Single Cluster Failure
In a single cluster failure, the cluster placed in one of the datacenter starts failing. In every case scenario, it is important to make sure that in case of a failover the system cannot only prevent it, but also have a backup that it can rely on. For preventing Consul Failover events, we are going to use something called as Consul-alerts. The main project can be found at β https://github.com/AcalephStorage/consul-alerts.
Consul-alerts is a highly available daemon for sending notifications and reminders based on Consul Health checks. This project runs a daemon and API at localhost:9000 and connects to the local consul agent (localhost:8500) with the default datacenter (dc1).
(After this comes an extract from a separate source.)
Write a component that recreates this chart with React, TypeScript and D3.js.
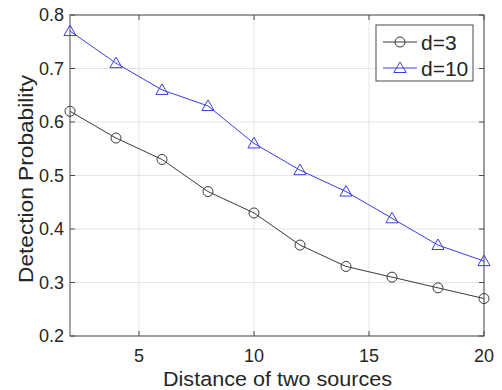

There are two methods to get started with the project. The first method is to install it via GO. For users, who have GO installed and configured, they can follow the steps given below β
$ go get github.com/AcalephStorage/consul-alerts $ go install $ consul-alerts start
The last command can be easily used to override the default ports for consul-alert, datacenter option, consul-acl token, etc. The command can also be written as given below β
$ consul-alerts start --alert-addr = localhost:9000 --consul-addr = localhost:8500 --consul-dc = dc1 --consul-acl-token = ""
The second method involves the user to use Docker. Both the methods are equally useful in different scenarios. For using Consul-alerts over Docker, let us pull the image from the Docker Hub by using the following command.
$ docker pull acaleph/consul-alerts
Into the Docker method, we can consider the following three options β
- Using Consul Agent that is built in the container itself.
- Using the Consul Agent running over another Docker Container.
- Using the Consul-alerts to link over a Remote Consul Instance.
Let us now discuss both of these in detail.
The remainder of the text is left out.